**TASK TO CARRY OUT:**
Copy out every line exactly, passing over the pictures.

**STORED DATA:**
┄┄┄┄┄┄┄┄┄┄

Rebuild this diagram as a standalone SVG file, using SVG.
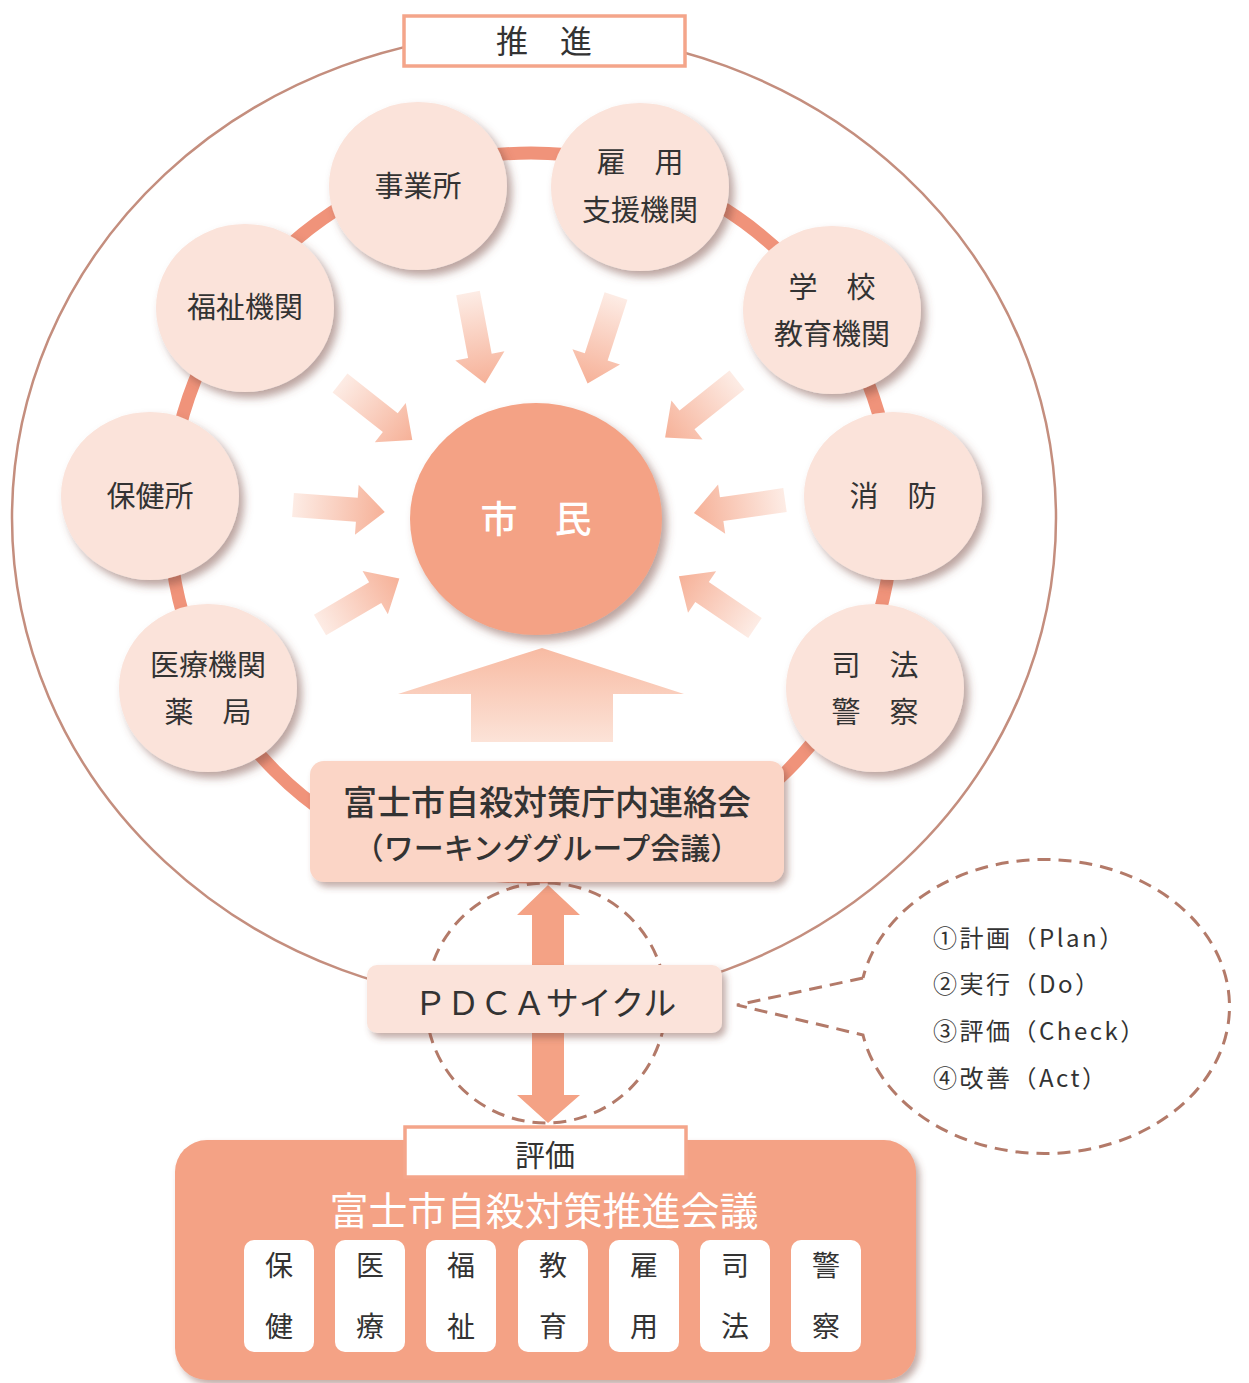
<svg xmlns="http://www.w3.org/2000/svg" width="1249" height="1383" viewBox="0 0 1249 1383">
<defs>
<style>
.jp{font-family:"Noto Sans CJK JP","Noto Sans",sans-serif;fill:#333;text-anchor:middle}
.node{fill:#fbe3da}
.lbl{fill:#fff;stroke:#f4a58a;stroke-width:3.5}
.dash{fill:none;stroke:#b37a69;stroke-width:3;stroke-dasharray:13 8}
.sbox{fill:#fff}
.bub{text-anchor:start;letter-spacing:2.5px}
</style>
<filter id="sh" x="-20%" y="-20%" width="150%" height="150%">
<feDropShadow dx="5" dy="6" stdDeviation="4" flood-color="#7a4a40" flood-opacity="0.5"/>
</filter>
<filter id="sh2" x="-10%" y="-10%" width="130%" height="130%">
<feDropShadow dx="4" dy="5" stdDeviation="3.5" flood-color="#7a4a40" flood-opacity="0.45"/>
</filter>
<linearGradient id="ag" x1="0" y1="0" x2="1" y2="0">
<stop offset="0" stop-color="#fdece5"/>
<stop offset="1" stop-color="#f6b198"/>
</linearGradient>
<linearGradient id="ug" x1="0" y1="0" x2="0" y2="1">
<stop offset="0" stop-color="#f8bba3"/>
<stop offset="1" stop-color="#fce3d8"/>
</linearGradient>
<path id="arr" d="M0,-12 H64 V-25 L92,0 L64,25 V12 H0 Z" fill="url(#ag)"/>
</defs>

<rect width="1249" height="1383" fill="#fff"/>

<g id="connectors">
<ellipse cx="534" cy="518" rx="522" ry="486" fill="none" stroke="#c48e7e" stroke-width="2.5"/>
<circle cx="531" cy="515" r="362" fill="none" stroke="#f0937a" stroke-width="13"/>
<use href="#arr" transform="translate(468,293) rotate(79.3)"/>
<use href="#arr" transform="translate(616,296) rotate(108)"/>
<use href="#arr" transform="translate(340,383) rotate(38.2)"/>
<use href="#arr" transform="translate(737,380) rotate(141.4)"/>
<use href="#arr" transform="translate(293,505) rotate(4.3)"/>
<use href="#arr" transform="translate(785,500) rotate(171.8)"/>
<use href="#arr" transform="translate(320,625) rotate(-30.4)"/>
<use href="#arr" transform="translate(755,628) rotate(-145.8)"/>
<path d="M398,694 L542,648 L684,694 L613,694 L613,742 L471,742 L471,694 Z" fill="url(#ug)"/>
<circle cx="546" cy="1003" r="120" class="dash"/>
<path d="M532,915 H517 L548,885 L580,915 H564 V1095 H580 L548,1123 L517,1095 H532 Z" fill="#f4a285"/>
<path d="M863,978 L737,1005 L863,1035 A185,147 0 1 0 863,978" class="dash"/>
</g>

<g id="label-suishin">
<rect x="404" y="16" width="281" height="50" class="lbl"/>
<text x="544" y="53" class="jp" font-size="32">推　進</text>
</g>

<g id="node-jigyosho">
<ellipse cx="418" cy="186" rx="89" ry="84" class="node" filter="url(#sh)"/>
<text x="418" y="197" class="jp" font-size="29">事業所</text>
</g>
<g id="node-koyo">
<ellipse cx="640" cy="187" rx="89" ry="84" class="node" filter="url(#sh)"/>
<text x="640" y="173" class="jp" font-size="29">雇　用</text>
<text x="640" y="221" class="jp" font-size="29">支援機関</text>
</g>
<g id="node-gakko">
<ellipse cx="832" cy="310" rx="89" ry="84" class="node" filter="url(#sh)"/>
<text x="832" y="298" class="jp" font-size="29">学　校</text>
<text x="832" y="345" class="jp" font-size="29">教育機関</text>
</g>
<g id="node-fukushi">
<ellipse cx="245" cy="308" rx="89" ry="84" class="node" filter="url(#sh)"/>
<text x="245" y="318" class="jp" font-size="29">福祉機関</text>
</g>
<g id="node-hokenjo">
<ellipse cx="150" cy="496" rx="89" ry="84" class="node" filter="url(#sh)"/>
<text x="150" y="507" class="jp" font-size="29">保健所</text>
</g>
<g id="node-shobo">
<ellipse cx="893" cy="496" rx="89" ry="84" class="node" filter="url(#sh)"/>
<text x="893" y="507" class="jp" font-size="29">消　防</text>
</g>
<g id="node-iryo">
<ellipse cx="208" cy="688" rx="89" ry="84" class="node" filter="url(#sh)"/>
<text x="208" y="676" class="jp" font-size="29">医療機関</text>
<text x="208" y="723" class="jp" font-size="29">薬　局</text>
</g>
<g id="node-shiho">
<ellipse cx="875" cy="688" rx="89" ry="84" class="node" filter="url(#sh)"/>
<text x="875" y="676" class="jp" font-size="29">司　法</text>
<text x="875" y="723" class="jp" font-size="29">警　察</text>
</g>

<g id="node-shimin">
<ellipse cx="536" cy="519" rx="126" ry="116" fill="#f4a285" filter="url(#sh)"/>
<text x="536" y="533" class="jp" font-size="37" font-weight="500" style="fill:#fff">市　民</text>
</g>

<g id="node-renrakukai">
<rect x="310" y="761" width="474" height="121" rx="14" fill="#fbd5c6" filter="url(#sh2)"/>
<text x="547" y="815" class="jp" font-size="34" font-weight="500">富士市自殺対策庁内連絡会</text>
<text x="547" y="859" class="jp" font-size="30" font-weight="500">（ワーキンググループ会議）</text>
</g>

<g id="node-pdca">
<rect x="367" y="965" width="355" height="68" rx="10" fill="#fbe3da" filter="url(#sh2)"/>
<text x="545" y="1015" class="jp" font-size="33">ＰＤＣＡサイクル</text>
</g>

<g id="node-bubble">
<text x="933" y="947" class="jp bub" font-size="24">①計画（Plan）</text>
<text x="933" y="993" class="jp bub" font-size="24">②実行（Do）</text>
<text x="933" y="1040" class="jp bub" font-size="24">③評価（Check）</text>
<text x="933" y="1087" class="jp bub" font-size="24">④改善（Act）</text>
</g>

<g id="node-suishinkaigi">
<rect x="175" y="1140" width="741" height="240" rx="32" fill="#f4a285" filter="url(#sh2)"/>
<rect x="405" y="1127" width="281" height="50" class="lbl"/>
<text x="545" y="1166" class="jp" font-size="30">評価</text>
<text x="544" y="1225" class="jp" font-size="39" style="fill:#fff">富士市自殺対策推進会議</text>
<rect x="244" y="1240" width="70" height="112" rx="10" class="sbox"/>
<rect x="335" y="1240" width="70" height="112" rx="10" class="sbox"/>
<rect x="426" y="1240" width="70" height="112" rx="10" class="sbox"/>
<rect x="518" y="1240" width="70" height="112" rx="10" class="sbox"/>
<rect x="609" y="1240" width="70" height="112" rx="10" class="sbox"/>
<rect x="700" y="1240" width="70" height="112" rx="10" class="sbox"/>
<rect x="791" y="1240" width="70" height="112" rx="10" class="sbox"/>
<text x="279" y="1276" class="jp" font-size="28">保</text>
<text x="279" y="1337" class="jp" font-size="28">健</text>
<text x="370" y="1276" class="jp" font-size="28">医</text>
<text x="370" y="1337" class="jp" font-size="28">療</text>
<text x="461" y="1276" class="jp" font-size="28">福</text>
<text x="461" y="1337" class="jp" font-size="28">祉</text>
<text x="553" y="1276" class="jp" font-size="28">教</text>
<text x="553" y="1337" class="jp" font-size="28">育</text>
<text x="644" y="1276" class="jp" font-size="28">雇</text>
<text x="644" y="1337" class="jp" font-size="28">用</text>
<text x="735" y="1276" class="jp" font-size="28">司</text>
<text x="735" y="1337" class="jp" font-size="28">法</text>
<text x="826" y="1276" class="jp" font-size="28">警</text>
<text x="826" y="1337" class="jp" font-size="28">察</text>
</g>
</svg>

┄┄┄┄┄┄┄┄┄┄

**RESPONSE FOR THIS EXERCISE:**
Rebuild this diagram as a standalone SVG file, using SVG.
<svg xmlns="http://www.w3.org/2000/svg" width="1249" height="1383" viewBox="0 0 1249 1383">
<defs>
<style>
.jp{font-family:"Noto Sans CJK JP","Noto Sans",sans-serif;fill:#333;text-anchor:middle}
.node{fill:#fbe3da}
.lbl{fill:#fff;stroke:#f4a58a;stroke-width:3.5}
.dash{fill:none;stroke:#b37a69;stroke-width:3;stroke-dasharray:13 8}
.sbox{fill:#fff}
.bub{text-anchor:start;letter-spacing:2.5px}
</style>
<filter id="sh" x="-20%" y="-20%" width="150%" height="150%">
<feDropShadow dx="5" dy="6" stdDeviation="4" flood-color="#7a4a40" flood-opacity="0.5"/>
</filter>
<filter id="sh2" x="-10%" y="-10%" width="130%" height="130%">
<feDropShadow dx="4" dy="5" stdDeviation="3.5" flood-color="#7a4a40" flood-opacity="0.45"/>
</filter>
<linearGradient id="ag" x1="0" y1="0" x2="1" y2="0">
<stop offset="0" stop-color="#fdece5"/>
<stop offset="1" stop-color="#f6b198"/>
</linearGradient>
<linearGradient id="ug" x1="0" y1="0" x2="0" y2="1">
<stop offset="0" stop-color="#f8bba3"/>
<stop offset="1" stop-color="#fce3d8"/>
</linearGradient>
<path id="arr" d="M0,-12 H64 V-25 L92,0 L64,25 V12 H0 Z" fill="url(#ag)"/>
</defs>

<rect width="1249" height="1383" fill="#fff"/>

<g id="connectors">
<ellipse cx="534" cy="518" rx="522" ry="486" fill="none" stroke="#c48e7e" stroke-width="2.5"/>
<circle cx="531" cy="515" r="362" fill="none" stroke="#f0937a" stroke-width="13"/>
<use href="#arr" transform="translate(468,293) rotate(79.3)"/>
<use href="#arr" transform="translate(616,296) rotate(108)"/>
<use href="#arr" transform="translate(340,383) rotate(38.2)"/>
<use href="#arr" transform="translate(737,380) rotate(141.4)"/>
<use href="#arr" transform="translate(293,505) rotate(4.3)"/>
<use href="#arr" transform="translate(785,500) rotate(171.8)"/>
<use href="#arr" transform="translate(320,625) rotate(-30.4)"/>
<use href="#arr" transform="translate(755,628) rotate(-145.8)"/>
<path d="M398,694 L542,648 L684,694 L613,694 L613,742 L471,742 L471,694 Z" fill="url(#ug)"/>
<circle cx="546" cy="1003" r="120" class="dash"/>
<path d="M532,915 H517 L548,885 L580,915 H564 V1095 H580 L548,1123 L517,1095 H532 Z" fill="#f4a285"/>
<path d="M863,978 L737,1005 L863,1035 A185,147 0 1 0 863,978" class="dash"/>
</g>

<g id="label-suishin">
<rect x="404" y="16" width="281" height="50" class="lbl"/>
<text x="544" y="53" class="jp" font-size="32">推　進</text>
</g>

<g id="node-jigyosho">
<ellipse cx="418" cy="186" rx="89" ry="84" class="node" filter="url(#sh)"/>
<text x="418" y="197" class="jp" font-size="29">事業所</text>
</g>
<g id="node-koyo">
<ellipse cx="640" cy="187" rx="89" ry="84" class="node" filter="url(#sh)"/>
<text x="640" y="173" class="jp" font-size="29">雇　用</text>
<text x="640" y="221" class="jp" font-size="29">支援機関</text>
</g>
<g id="node-gakko">
<ellipse cx="832" cy="310" rx="89" ry="84" class="node" filter="url(#sh)"/>
<text x="832" y="298" class="jp" font-size="29">学　校</text>
<text x="832" y="345" class="jp" font-size="29">教育機関</text>
</g>
<g id="node-fukushi">
<ellipse cx="245" cy="308" rx="89" ry="84" class="node" filter="url(#sh)"/>
<text x="245" y="318" class="jp" font-size="29">福祉機関</text>
</g>
<g id="node-hokenjo">
<ellipse cx="150" cy="496" rx="89" ry="84" class="node" filter="url(#sh)"/>
<text x="150" y="507" class="jp" font-size="29">保健所</text>
</g>
<g id="node-shobo">
<ellipse cx="893" cy="496" rx="89" ry="84" class="node" filter="url(#sh)"/>
<text x="893" y="507" class="jp" font-size="29">消　防</text>
</g>
<g id="node-iryo">
<ellipse cx="208" cy="688" rx="89" ry="84" class="node" filter="url(#sh)"/>
<text x="208" y="676" class="jp" font-size="29">医療機関</text>
<text x="208" y="723" class="jp" font-size="29">薬　局</text>
</g>
<g id="node-shiho">
<ellipse cx="875" cy="688" rx="89" ry="84" class="node" filter="url(#sh)"/>
<text x="875" y="676" class="jp" font-size="29">司　法</text>
<text x="875" y="723" class="jp" font-size="29">警　察</text>
</g>

<g id="node-shimin">
<ellipse cx="536" cy="519" rx="126" ry="116" fill="#f4a285" filter="url(#sh)"/>
<text x="536" y="533" class="jp" font-size="37" font-weight="500" style="fill:#fff">市　民</text>
</g>

<g id="node-renrakukai">
<rect x="310" y="761" width="474" height="121" rx="14" fill="#fbd5c6" filter="url(#sh2)"/>
<text x="547" y="815" class="jp" font-size="34" font-weight="500">富士市自殺対策庁内連絡会</text>
<text x="547" y="859" class="jp" font-size="30" font-weight="500">（ワーキンググループ会議）</text>
</g>

<g id="node-pdca">
<rect x="367" y="965" width="355" height="68" rx="10" fill="#fbe3da" filter="url(#sh2)"/>
<text x="545" y="1015" class="jp" font-size="33">ＰＤＣＡサイクル</text>
</g>

<g id="node-bubble">
<text x="933" y="947" class="jp bub" font-size="24">①計画（Plan）</text>
<text x="933" y="993" class="jp bub" font-size="24">②実行（Do）</text>
<text x="933" y="1040" class="jp bub" font-size="24">③評価（Check）</text>
<text x="933" y="1087" class="jp bub" font-size="24">④改善（Act）</text>
</g>

<g id="node-suishinkaigi">
<rect x="175" y="1140" width="741" height="240" rx="32" fill="#f4a285" filter="url(#sh2)"/>
<rect x="405" y="1127" width="281" height="50" class="lbl"/>
<text x="545" y="1166" class="jp" font-size="30">評価</text>
<text x="544" y="1225" class="jp" font-size="39" style="fill:#fff">富士市自殺対策推進会議</text>
<rect x="244" y="1240" width="70" height="112" rx="10" class="sbox"/>
<rect x="335" y="1240" width="70" height="112" rx="10" class="sbox"/>
<rect x="426" y="1240" width="70" height="112" rx="10" class="sbox"/>
<rect x="518" y="1240" width="70" height="112" rx="10" class="sbox"/>
<rect x="609" y="1240" width="70" height="112" rx="10" class="sbox"/>
<rect x="700" y="1240" width="70" height="112" rx="10" class="sbox"/>
<rect x="791" y="1240" width="70" height="112" rx="10" class="sbox"/>
<text x="279" y="1276" class="jp" font-size="28">保</text>
<text x="279" y="1337" class="jp" font-size="28">健</text>
<text x="370" y="1276" class="jp" font-size="28">医</text>
<text x="370" y="1337" class="jp" font-size="28">療</text>
<text x="461" y="1276" class="jp" font-size="28">福</text>
<text x="461" y="1337" class="jp" font-size="28">祉</text>
<text x="553" y="1276" class="jp" font-size="28">教</text>
<text x="553" y="1337" class="jp" font-size="28">育</text>
<text x="644" y="1276" class="jp" font-size="28">雇</text>
<text x="644" y="1337" class="jp" font-size="28">用</text>
<text x="735" y="1276" class="jp" font-size="28">司</text>
<text x="735" y="1337" class="jp" font-size="28">法</text>
<text x="826" y="1276" class="jp" font-size="28">警</text>
<text x="826" y="1337" class="jp" font-size="28">察</text>
</g>
</svg>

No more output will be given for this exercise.